Under the nodal market, congestion on all transmission paths and facilities will be managed through a market-based mechanism which “will produce price signals that better indicate where new generation is most needed for managing congestion and maintaining reliability,” the report states, and adds, “ In the long-term, these enhancements to overall market efficiency should translate into substantial savings for consumers.”

The report reviews the high price excursions that occurred in the South and Houston zones during April, May and early June of 2008 until an expedited market rule change was implemented, modifying ERCOT congestion management procedures. While the market rule change resolved the issues within the zonal market model framework, the report says, the implementation of the nodal market will eliminate the current bifurcated congestion management process and provide “simultaneous, unit-specific solutions that will always present the most effective and efficient congestion management alternatives.”

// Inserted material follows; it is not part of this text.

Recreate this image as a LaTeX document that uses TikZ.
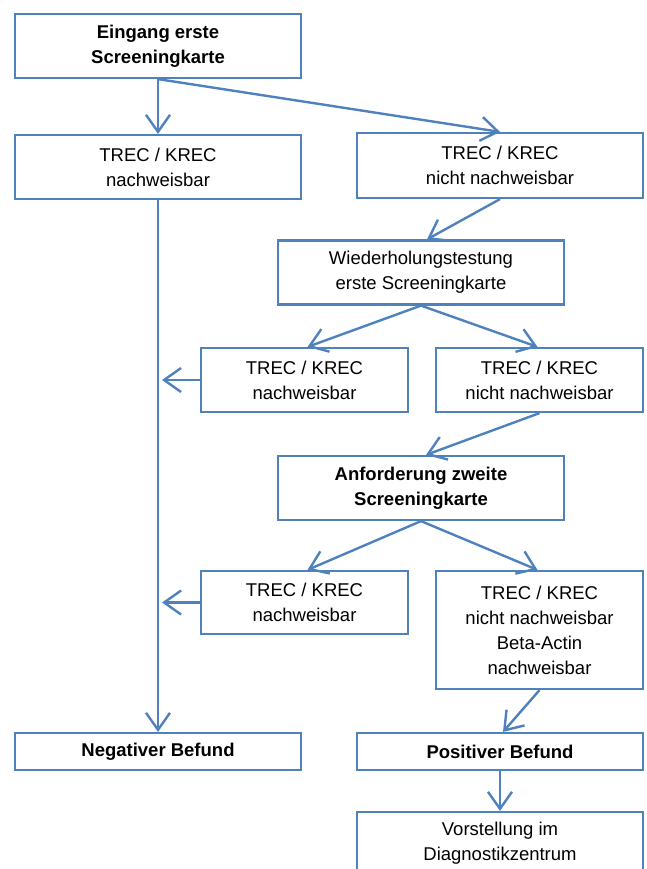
\documentclass[tikz,border=0pt]{standalone}
\usepackage{fontspec}
\setmainfont{Liberation Sans}
\usetikzlibrary{arrows.meta}
\definecolor{lblue}{HTML}{4F81BD}
\begin{document}
\begin{tikzpicture}[x=1pt,y=-1pt,
  box/.style={draw=lblue, line width=2.2pt, align=center, inner sep=0pt,
    font=\fontsize{18.5}{25}\selectfont, text=black},
  wbox/.style={box, minimum width=286pt},
  nbox/.style={box, minimum width=207pt},
  conn/.style={draw=lblue, line width=2.4pt,
    -{Straight Barb[length=17pt,width=24pt,line width=2.4pt]}},
  line/.style={draw=lblue, line width=2.4pt}]
\useasboundingbox (0,0) rectangle (647,869);
\clip (0,0) rectangle (647,869);
\node[wbox, minimum height=64pt] (start) at (158,46) {\bfseries Eingang erste\\\bfseries Screeningkarte};
\node[wbox, minimum height=64pt] (l1) at (158,167) {TREC / KREC\\nachweisbar};
\node[wbox, minimum height=65pt] (r1) at (500,165.5) {TREC / KREC\\nicht nachweisbar};
\node[wbox, minimum height=64pt] (wdh) at (421,272.5) {Wiederholungstestung\\erste Screeningkarte};
\node[nbox, minimum height=64pt] (l2) at (304.5,380) {TREC / KREC\\nachweisbar};
\node[nbox, minimum height=64pt] (r2) at (539.5,380) {TREC / KREC\\nicht nachweisbar};
\node[wbox, minimum height=64pt] (anf) at (421,488) {\bfseries Anforderung zweite\\\bfseries Screeningkarte};
\node[nbox, minimum height=63pt] (l3) at (304.5,602.5) {TREC / KREC\\nachweisbar};
\node[nbox, minimum height=118pt] (r3) at (539.5,630) {TREC / KREC\\nicht nachweisbar\\Beta-Actin\\nachweisbar};
\node[wbox, minimum height=37pt] (neg) at (158,751.5) {\bfseries Negativer Befund};
\node[wbox, minimum height=37pt] (pos) at (500,751.5) {\bfseries Positiver Befund};
\node[wbox, minimum height=62pt] (vor) at (500,843) {Vorstellung im\\Diagnostikzentrum};

\draw[conn] (start.south) -- (l1.north);
\draw[conn] (start.south) -- (r1.north);
\draw[conn] (r1.south) -- ([xshift=6pt]wdh.north);
\draw[conn] (wdh.south) -- ([xshift=3pt]l2.north);
\draw[conn] (wdh.south) -- ([xshift=-2pt]r2.north);
\draw[conn] (r2.south) -- ([xshift=5pt]anf.north);
\draw[conn] (anf.south) -- ([xshift=3pt]l3.north);
\draw[conn] (anf.south) -- ([xshift=-2pt]r3.north);
\draw[conn] (r3.south) -- ([xshift=3pt]pos.north);
\draw[conn] (pos.south) -- (vor.north);
\draw[conn] (l1.south) -- (neg.north);
\coordinate (j2) at ([xshift=4pt]l1.south |- l2.west);
\coordinate (j3) at ([xshift=4pt]l1.south |- l3.west);
\draw[conn] (l2.west) -- (j2);
\draw[conn] (l3.west) -- (j3);
\end{tikzpicture}
\end{document}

The report presents an analysis that estimates a savings of $87 to $175 million could have occurred through more efficient congestion management had the nodal market been in place during the spring congestion.

Other findings in the executive summary included:

  • The monthly average all-in energy prices for 2005-2008 indicate that natural gas prices were the primary driver.
  • The continued increase in wind production in 2008 served to displace more costly generation resources when the wind was producing, which tended to lower average prices across the market.
  • The hourly average balancing energy market price in the West Zone was less than zero in more than 1,100 hours during 2008. Because wind generators have zero fuel costs and economic incentives to operate – earning federal production tax credits and state renewable energy credits – negative prices (essentially, offering payment to generate) often result when transmission congestion requires some wind generators to curtail output.
  • Electricity demand will continue to grow and a significant number of generating units will soon reach or are already exceeding their expected lifetimes; without major capacity additions, resource margins could diminish over the next three to five years.
  • Increasing penetration of intermittent resources such as wind and solar facilities will likely create the reliability need for additional operationally flexible resources, such as modern gas turbines.
  • An analysis of price spikes versus remaining up-balancing capacity indicates “very competitive market outcomes in 2008,” showing “significant improvement over 2005 and 2006.

The 121-page report is posted on the Public Utility Commission website at:  

 2008 State of the Market Report

The Electric Reliability Council of Texas (ERCOT) manages the flow of electric power to more than 26 million Texas customers -- representing about 90 percent of the state’s electric load. As the independent system operator for the region, ERCOT schedules power on an electric grid that connects more than 46,500 miles of transmission lines and 710+ generation units. It also performs financial settlement for the competitive wholesale bulk-power market and administers retail switching for nearly 8 million premises in competitive choice areas.

ERCOT is a membership-based 501(c)(4) nonprofit corporation, governed by a board of directors and subject to oversight by the Public Utility Commission of Texas and the Texas Legislature. Its members include consumers, cooperatives, generators, power marketers, retail electric providers, investor-owned electric utilities, transmission and distribution providers and municipally owned electric utilities.